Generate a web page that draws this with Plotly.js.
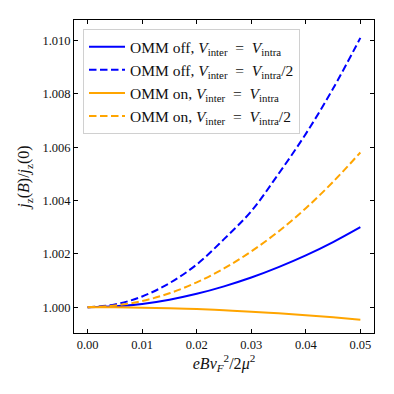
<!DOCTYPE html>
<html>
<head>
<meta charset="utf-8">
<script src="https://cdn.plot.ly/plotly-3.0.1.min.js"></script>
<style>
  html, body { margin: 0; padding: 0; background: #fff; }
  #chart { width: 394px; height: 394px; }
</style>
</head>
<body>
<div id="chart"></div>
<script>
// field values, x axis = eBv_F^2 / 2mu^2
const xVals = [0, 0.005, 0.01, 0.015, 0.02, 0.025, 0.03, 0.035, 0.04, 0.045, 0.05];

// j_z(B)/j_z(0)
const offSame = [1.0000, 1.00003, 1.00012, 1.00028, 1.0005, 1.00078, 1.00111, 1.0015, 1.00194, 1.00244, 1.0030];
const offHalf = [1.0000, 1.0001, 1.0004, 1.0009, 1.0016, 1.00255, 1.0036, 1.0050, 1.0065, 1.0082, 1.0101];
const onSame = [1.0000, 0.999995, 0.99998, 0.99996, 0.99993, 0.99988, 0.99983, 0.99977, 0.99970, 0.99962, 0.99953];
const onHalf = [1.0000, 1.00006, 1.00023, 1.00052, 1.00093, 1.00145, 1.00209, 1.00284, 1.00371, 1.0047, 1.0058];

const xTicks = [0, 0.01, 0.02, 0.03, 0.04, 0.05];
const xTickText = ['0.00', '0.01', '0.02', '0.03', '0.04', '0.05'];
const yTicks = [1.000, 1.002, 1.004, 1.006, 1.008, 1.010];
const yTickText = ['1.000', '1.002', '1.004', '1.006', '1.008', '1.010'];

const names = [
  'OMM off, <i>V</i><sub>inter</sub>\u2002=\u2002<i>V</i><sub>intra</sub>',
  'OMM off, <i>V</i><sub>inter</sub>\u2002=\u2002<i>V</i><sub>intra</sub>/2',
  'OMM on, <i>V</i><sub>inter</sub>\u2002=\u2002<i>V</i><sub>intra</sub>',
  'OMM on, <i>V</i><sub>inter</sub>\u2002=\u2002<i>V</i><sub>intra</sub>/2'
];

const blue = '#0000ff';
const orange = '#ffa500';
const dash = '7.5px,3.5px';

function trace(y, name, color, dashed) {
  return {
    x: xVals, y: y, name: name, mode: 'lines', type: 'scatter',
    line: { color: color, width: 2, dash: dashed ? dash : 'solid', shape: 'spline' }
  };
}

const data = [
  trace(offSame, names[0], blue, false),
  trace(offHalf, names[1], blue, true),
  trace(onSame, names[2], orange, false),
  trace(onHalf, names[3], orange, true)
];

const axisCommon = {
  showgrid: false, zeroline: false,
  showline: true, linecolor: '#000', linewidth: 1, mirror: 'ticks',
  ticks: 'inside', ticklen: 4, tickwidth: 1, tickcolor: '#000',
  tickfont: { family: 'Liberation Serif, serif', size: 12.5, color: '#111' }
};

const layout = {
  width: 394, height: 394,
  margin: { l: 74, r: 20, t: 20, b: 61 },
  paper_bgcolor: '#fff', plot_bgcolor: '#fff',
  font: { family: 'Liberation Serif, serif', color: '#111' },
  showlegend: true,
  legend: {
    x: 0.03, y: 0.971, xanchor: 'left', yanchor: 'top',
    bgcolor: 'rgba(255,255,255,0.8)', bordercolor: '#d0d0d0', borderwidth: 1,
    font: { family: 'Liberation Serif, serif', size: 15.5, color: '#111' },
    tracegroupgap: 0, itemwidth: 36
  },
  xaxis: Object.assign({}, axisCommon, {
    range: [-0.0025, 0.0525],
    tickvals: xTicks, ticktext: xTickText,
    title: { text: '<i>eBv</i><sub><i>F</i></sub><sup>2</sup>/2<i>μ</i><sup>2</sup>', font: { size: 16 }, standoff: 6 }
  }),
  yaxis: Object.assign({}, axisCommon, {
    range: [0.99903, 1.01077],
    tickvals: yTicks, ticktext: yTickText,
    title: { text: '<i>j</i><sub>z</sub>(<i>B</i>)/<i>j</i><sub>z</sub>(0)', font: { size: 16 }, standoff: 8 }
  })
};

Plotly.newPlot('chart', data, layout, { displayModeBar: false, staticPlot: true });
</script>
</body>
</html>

****************

> [Given problem] Without including any pictures, reproduce the listing exactly.

> [Solution to this problem]
Generate a web page that draws this with Plotly.js.
<!DOCTYPE html>
<html>
<head>
<meta charset="utf-8">
<script src="https://cdn.plot.ly/plotly-3.0.1.min.js"></script>
<style>
  html, body { margin: 0; padding: 0; background: #fff; }
  #chart { width: 394px; height: 394px; }
</style>
</head>
<body>
<div id="chart"></div>
<script>
// field values, x axis = eBv_F^2 / 2mu^2
const xVals = [0, 0.005, 0.01, 0.015, 0.02, 0.025, 0.03, 0.035, 0.04, 0.045, 0.05];

// j_z(B)/j_z(0)
const offSame = [1.0000, 1.00003, 1.00012, 1.00028, 1.0005, 1.00078, 1.00111, 1.0015, 1.00194, 1.00244, 1.0030];
const offHalf = [1.0000, 1.0001, 1.0004, 1.0009, 1.0016, 1.00255, 1.0036, 1.0050, 1.0065, 1.0082, 1.0101];
const onSame = [1.0000, 0.999995, 0.99998, 0.99996, 0.99993, 0.99988, 0.99983, 0.99977, 0.99970, 0.99962, 0.99953];
const onHalf = [1.0000, 1.00006, 1.00023, 1.00052, 1.00093, 1.00145, 1.00209, 1.00284, 1.00371, 1.0047, 1.0058];

const xTicks = [0, 0.01, 0.02, 0.03, 0.04, 0.05];
const xTickText = ['0.00', '0.01', '0.02', '0.03', '0.04', '0.05'];
const yTicks = [1.000, 1.002, 1.004, 1.006, 1.008, 1.010];
const yTickText = ['1.000', '1.002', '1.004', '1.006', '1.008', '1.010'];

const names = [
  'OMM off, <i>V</i><sub>inter</sub>\u2002=\u2002<i>V</i><sub>intra</sub>',
  'OMM off, <i>V</i><sub>inter</sub>\u2002=\u2002<i>V</i><sub>intra</sub>/2',
  'OMM on, <i>V</i><sub>inter</sub>\u2002=\u2002<i>V</i><sub>intra</sub>',
  'OMM on, <i>V</i><sub>inter</sub>\u2002=\u2002<i>V</i><sub>intra</sub>/2'
];

const blue = '#0000ff';
const orange = '#ffa500';
const dash = '7.5px,3.5px';

function trace(y, name, color, dashed) {
  return {
    x: xVals, y: y, name: name, mode: 'lines', type: 'scatter',
    line: { color: color, width: 2, dash: dashed ? dash : 'solid', shape: 'spline' }
  };
}

const data = [
  trace(offSame, names[0], blue, false),
  trace(offHalf, names[1], blue, true),
  trace(onSame, names[2], orange, false),
  trace(onHalf, names[3], orange, true)
];

const axisCommon = {
  showgrid: false, zeroline: false,
  showline: true, linecolor: '#000', linewidth: 1, mirror: 'ticks',
  ticks: 'inside', ticklen: 4, tickwidth: 1, tickcolor: '#000',
  tickfont: { family: 'Liberation Serif, serif', size: 12.5, color: '#111' }
};

const layout = {
  width: 394, height: 394,
  margin: { l: 74, r: 20, t: 20, b: 61 },
  paper_bgcolor: '#fff', plot_bgcolor: '#fff',
  font: { family: 'Liberation Serif, serif', color: '#111' },
  showlegend: true,
  legend: {
    x: 0.03, y: 0.971, xanchor: 'left', yanchor: 'top',
    bgcolor: 'rgba(255,255,255,0.8)', bordercolor: '#d0d0d0', borderwidth: 1,
    font: { family: 'Liberation Serif, serif', size: 15.5, color: '#111' },
    tracegroupgap: 0, itemwidth: 36
  },
  xaxis: Object.assign({}, axisCommon, {
    range: [-0.0025, 0.0525],
    tickvals: xTicks, ticktext: xTickText,
    title: { text: '<i>eBv</i><sub><i>F</i></sub><sup>2</sup>/2<i>μ</i><sup>2</sup>', font: { size: 16 }, standoff: 6 }
  }),
  yaxis: Object.assign({}, axisCommon, {
    range: [0.99903, 1.01077],
    tickvals: yTicks, ticktext: yTickText,
    title: { text: '<i>j</i><sub>z</sub>(<i>B</i>)/<i>j</i><sub>z</sub>(0)', font: { size: 16 }, standoff: 8 }
  })
};

Plotly.newPlot('chart', data, layout, { displayModeBar: false, staticPlot: true });
</script>
</body>
</html>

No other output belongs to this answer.